## Data to use
═══
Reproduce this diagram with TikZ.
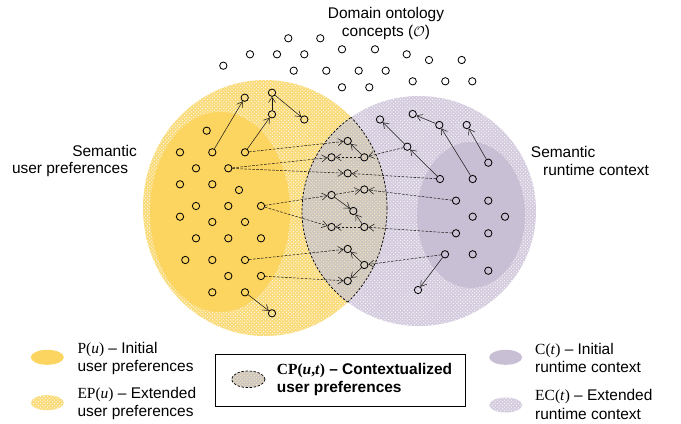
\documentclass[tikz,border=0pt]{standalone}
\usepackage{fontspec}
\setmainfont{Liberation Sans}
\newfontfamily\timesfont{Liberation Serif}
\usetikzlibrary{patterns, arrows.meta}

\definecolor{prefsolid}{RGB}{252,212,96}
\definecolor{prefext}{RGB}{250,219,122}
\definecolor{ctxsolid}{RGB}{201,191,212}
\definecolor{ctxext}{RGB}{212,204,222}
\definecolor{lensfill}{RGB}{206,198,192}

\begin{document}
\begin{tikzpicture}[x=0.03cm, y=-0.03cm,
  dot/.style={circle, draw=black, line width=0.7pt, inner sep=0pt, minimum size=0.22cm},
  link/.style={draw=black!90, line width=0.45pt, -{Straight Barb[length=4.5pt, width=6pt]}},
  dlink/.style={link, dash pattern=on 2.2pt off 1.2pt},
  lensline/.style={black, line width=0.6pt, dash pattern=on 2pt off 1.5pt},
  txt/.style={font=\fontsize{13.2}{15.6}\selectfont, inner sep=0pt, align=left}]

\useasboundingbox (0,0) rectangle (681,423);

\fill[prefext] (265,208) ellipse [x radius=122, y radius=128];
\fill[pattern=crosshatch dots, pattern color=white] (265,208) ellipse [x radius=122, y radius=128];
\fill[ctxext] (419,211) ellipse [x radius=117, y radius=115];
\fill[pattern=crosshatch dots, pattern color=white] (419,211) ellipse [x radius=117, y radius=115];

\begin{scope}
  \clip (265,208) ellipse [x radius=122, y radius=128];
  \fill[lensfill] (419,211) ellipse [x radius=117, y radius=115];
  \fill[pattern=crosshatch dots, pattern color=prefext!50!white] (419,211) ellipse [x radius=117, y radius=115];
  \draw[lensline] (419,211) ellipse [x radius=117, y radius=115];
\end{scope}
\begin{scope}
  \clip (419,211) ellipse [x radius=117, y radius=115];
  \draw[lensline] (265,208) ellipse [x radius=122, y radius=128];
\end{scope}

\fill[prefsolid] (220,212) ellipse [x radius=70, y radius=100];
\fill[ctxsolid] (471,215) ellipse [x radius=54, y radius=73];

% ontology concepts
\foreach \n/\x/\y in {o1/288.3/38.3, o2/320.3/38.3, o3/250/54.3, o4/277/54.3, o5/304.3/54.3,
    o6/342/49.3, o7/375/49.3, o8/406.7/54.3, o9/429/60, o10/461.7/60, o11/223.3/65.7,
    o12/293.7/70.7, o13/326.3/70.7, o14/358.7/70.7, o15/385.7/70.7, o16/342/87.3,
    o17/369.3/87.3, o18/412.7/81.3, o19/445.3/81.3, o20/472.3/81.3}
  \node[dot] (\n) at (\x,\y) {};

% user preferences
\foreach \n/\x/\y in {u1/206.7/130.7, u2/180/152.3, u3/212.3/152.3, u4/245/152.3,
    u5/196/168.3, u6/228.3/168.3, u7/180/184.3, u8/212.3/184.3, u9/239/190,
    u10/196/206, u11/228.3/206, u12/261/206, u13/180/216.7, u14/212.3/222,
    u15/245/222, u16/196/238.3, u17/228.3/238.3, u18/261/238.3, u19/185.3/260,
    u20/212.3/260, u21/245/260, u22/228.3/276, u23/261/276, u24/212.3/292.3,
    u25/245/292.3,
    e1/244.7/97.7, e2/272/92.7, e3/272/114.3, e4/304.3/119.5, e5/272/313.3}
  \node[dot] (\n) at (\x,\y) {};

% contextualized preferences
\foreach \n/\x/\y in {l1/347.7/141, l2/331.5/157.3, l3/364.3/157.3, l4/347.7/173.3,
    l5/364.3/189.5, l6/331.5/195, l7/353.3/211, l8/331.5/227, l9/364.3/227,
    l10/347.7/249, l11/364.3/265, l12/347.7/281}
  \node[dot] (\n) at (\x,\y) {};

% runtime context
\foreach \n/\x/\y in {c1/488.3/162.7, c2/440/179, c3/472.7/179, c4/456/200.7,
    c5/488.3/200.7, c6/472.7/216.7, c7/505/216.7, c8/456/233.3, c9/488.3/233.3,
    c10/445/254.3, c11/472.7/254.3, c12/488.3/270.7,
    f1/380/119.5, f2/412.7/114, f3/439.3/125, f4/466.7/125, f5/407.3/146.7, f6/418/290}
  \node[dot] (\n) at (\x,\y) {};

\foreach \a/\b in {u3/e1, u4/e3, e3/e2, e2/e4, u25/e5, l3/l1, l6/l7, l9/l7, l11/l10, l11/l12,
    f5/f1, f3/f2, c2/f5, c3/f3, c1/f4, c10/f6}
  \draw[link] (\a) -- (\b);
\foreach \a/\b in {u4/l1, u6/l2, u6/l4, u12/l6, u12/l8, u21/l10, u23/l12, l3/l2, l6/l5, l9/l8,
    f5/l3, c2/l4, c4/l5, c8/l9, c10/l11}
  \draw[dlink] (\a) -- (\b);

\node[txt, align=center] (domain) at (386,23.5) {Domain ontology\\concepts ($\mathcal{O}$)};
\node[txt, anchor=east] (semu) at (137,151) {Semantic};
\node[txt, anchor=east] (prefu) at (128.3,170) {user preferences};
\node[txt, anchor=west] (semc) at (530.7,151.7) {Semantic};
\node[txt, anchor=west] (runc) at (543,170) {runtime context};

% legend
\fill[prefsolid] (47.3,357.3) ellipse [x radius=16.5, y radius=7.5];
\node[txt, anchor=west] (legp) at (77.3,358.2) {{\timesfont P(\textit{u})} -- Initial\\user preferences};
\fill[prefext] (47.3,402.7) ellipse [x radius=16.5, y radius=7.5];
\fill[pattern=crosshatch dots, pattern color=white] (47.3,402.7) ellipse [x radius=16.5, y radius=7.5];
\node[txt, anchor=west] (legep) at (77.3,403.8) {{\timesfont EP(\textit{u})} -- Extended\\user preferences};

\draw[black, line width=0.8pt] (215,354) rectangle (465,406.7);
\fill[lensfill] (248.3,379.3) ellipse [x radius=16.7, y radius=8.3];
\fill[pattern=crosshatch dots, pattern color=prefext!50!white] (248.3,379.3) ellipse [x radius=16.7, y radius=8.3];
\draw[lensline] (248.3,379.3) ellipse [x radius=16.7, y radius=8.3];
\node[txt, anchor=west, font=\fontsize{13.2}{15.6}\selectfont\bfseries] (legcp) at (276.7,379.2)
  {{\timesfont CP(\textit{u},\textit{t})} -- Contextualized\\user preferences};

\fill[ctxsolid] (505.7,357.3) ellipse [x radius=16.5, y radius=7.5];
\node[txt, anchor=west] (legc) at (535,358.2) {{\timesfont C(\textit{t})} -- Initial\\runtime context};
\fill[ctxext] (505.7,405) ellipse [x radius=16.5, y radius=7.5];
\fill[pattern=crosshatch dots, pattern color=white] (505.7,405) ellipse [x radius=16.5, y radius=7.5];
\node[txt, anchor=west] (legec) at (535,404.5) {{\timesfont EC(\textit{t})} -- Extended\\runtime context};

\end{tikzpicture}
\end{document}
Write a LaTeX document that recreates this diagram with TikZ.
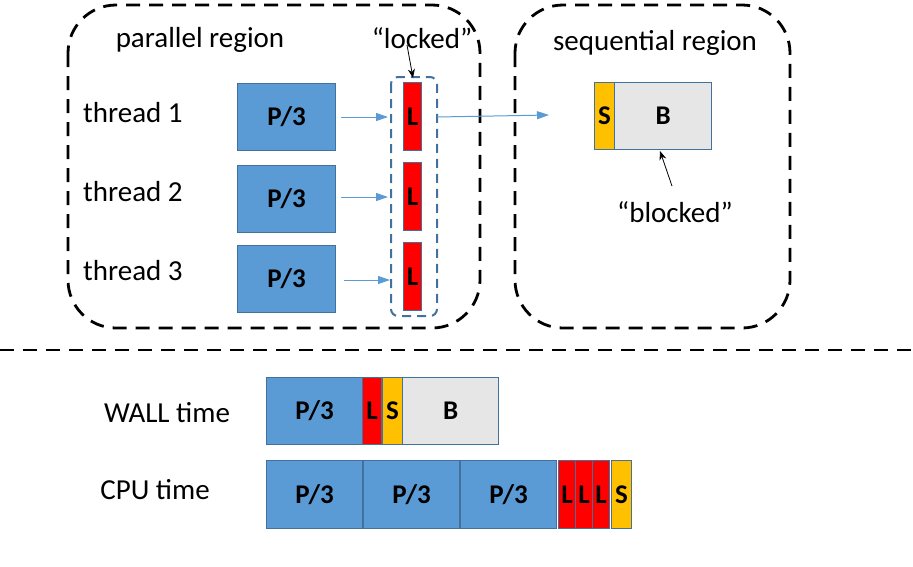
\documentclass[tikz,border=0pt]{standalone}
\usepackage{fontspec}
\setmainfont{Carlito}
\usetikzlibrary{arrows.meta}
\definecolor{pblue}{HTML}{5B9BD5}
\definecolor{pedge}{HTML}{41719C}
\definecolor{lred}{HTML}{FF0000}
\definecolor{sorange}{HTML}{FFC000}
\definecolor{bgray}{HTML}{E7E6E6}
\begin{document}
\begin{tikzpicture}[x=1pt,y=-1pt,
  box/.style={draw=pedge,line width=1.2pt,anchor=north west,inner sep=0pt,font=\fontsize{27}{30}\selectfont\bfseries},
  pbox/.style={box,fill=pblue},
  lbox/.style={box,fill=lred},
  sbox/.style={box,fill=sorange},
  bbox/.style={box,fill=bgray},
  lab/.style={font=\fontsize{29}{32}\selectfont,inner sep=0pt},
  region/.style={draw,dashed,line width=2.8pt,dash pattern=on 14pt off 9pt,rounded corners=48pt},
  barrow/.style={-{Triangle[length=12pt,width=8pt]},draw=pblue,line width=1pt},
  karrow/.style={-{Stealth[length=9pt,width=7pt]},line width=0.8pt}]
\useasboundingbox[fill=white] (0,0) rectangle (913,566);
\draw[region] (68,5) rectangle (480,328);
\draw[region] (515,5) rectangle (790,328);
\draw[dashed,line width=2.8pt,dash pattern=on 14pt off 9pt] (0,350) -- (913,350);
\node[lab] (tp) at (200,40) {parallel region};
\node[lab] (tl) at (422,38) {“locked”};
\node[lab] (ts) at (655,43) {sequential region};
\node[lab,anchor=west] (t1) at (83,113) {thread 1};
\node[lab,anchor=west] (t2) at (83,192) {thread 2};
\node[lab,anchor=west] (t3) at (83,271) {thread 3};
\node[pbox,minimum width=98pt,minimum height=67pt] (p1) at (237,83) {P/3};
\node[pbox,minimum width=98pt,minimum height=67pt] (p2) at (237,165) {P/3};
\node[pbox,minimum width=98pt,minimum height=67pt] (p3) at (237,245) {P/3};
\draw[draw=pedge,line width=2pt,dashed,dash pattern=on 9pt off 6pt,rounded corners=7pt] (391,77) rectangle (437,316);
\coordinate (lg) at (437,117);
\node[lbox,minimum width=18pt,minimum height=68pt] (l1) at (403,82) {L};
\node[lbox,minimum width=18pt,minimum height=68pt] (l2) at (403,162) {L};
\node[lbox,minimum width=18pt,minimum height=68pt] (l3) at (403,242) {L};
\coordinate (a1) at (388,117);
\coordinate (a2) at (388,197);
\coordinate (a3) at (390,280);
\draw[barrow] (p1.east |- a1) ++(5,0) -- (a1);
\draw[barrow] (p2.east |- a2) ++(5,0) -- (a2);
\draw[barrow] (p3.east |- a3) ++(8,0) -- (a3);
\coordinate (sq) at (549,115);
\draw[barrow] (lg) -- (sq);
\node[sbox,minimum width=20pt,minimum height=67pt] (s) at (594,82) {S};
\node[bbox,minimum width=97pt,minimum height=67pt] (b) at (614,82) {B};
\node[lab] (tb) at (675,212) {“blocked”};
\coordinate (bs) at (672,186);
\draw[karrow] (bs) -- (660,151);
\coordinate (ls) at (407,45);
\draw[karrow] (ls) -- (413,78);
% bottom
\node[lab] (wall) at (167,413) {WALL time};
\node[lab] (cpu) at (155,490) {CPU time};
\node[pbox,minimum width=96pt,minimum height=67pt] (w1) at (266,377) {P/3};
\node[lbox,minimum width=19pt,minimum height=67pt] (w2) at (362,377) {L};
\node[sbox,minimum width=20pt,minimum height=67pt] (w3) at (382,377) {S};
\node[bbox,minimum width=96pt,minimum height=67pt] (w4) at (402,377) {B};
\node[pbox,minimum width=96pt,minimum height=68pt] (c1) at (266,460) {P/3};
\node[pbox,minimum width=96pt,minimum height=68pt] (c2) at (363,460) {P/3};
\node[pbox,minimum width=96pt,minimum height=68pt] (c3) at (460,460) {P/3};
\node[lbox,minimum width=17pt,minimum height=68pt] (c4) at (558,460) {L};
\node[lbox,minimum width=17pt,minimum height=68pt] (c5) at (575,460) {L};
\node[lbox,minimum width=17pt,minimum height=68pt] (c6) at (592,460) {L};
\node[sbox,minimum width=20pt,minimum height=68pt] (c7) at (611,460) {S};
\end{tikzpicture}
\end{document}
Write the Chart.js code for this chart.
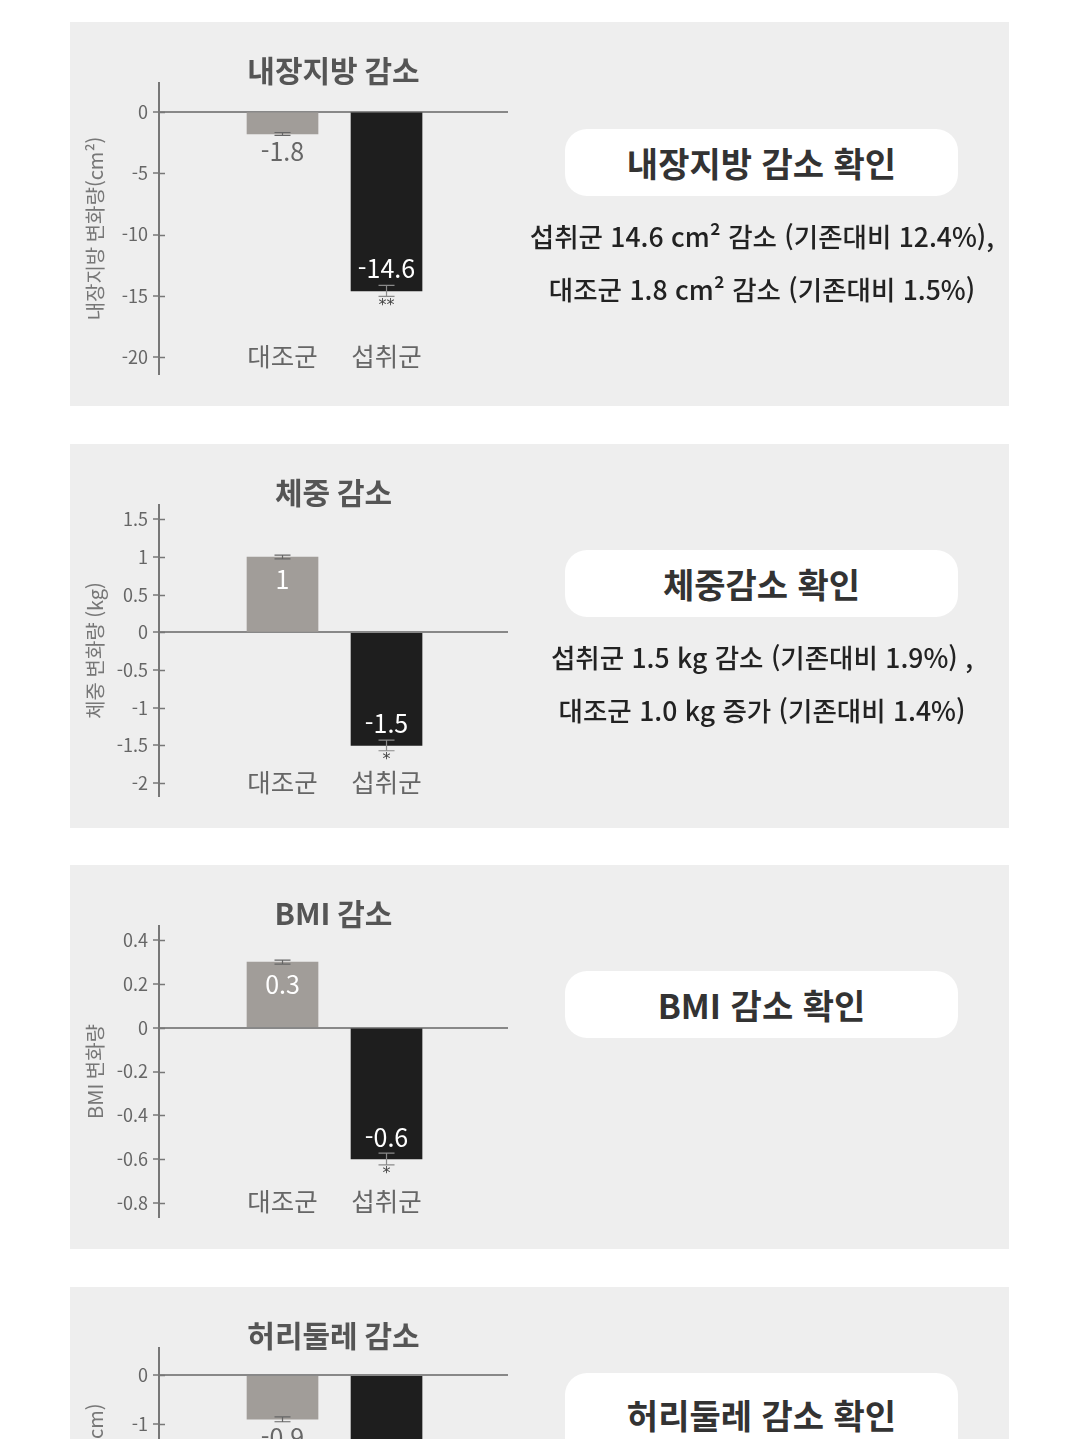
═══
## Problem requirements
Quote the records above exactly, from the first line through the line containing "(0,0) rectangle (681,423);", and leave out the pictures.

## Solution to this task
Reproduce this diagram with TikZ.
\documentclass[tikz,border=0pt]{standalone}
\usepackage{fontspec}
\setmainfont{Liberation Sans}
\newfontfamily\timesfont{Liberation Serif}
\usetikzlibrary{patterns, arrows.meta}

\definecolor{prefsolid}{RGB}{252,212,96}
\definecolor{prefext}{RGB}{250,219,122}
\definecolor{ctxsolid}{RGB}{201,191,212}
\definecolor{ctxext}{RGB}{212,204,222}
\definecolor{lensfill}{RGB}{206,198,192}

\begin{document}
\begin{tikzpicture}[x=0.03cm, y=-0.03cm,
  dot/.style={circle, draw=black, line width=0.7pt, inner sep=0pt, minimum size=0.22cm},
  link/.style={draw=black!90, line width=0.45pt, -{Straight Barb[length=4.5pt, width=6pt]}},
  dlink/.style={link, dash pattern=on 2.2pt off 1.2pt},
  lensline/.style={black, line width=0.6pt, dash pattern=on 2pt off 1.5pt},
  txt/.style={font=\fontsize{13.2}{15.6}\selectfont, inner sep=0pt, align=left}]

\useasboundingbox (0,0) rectangle (681,423);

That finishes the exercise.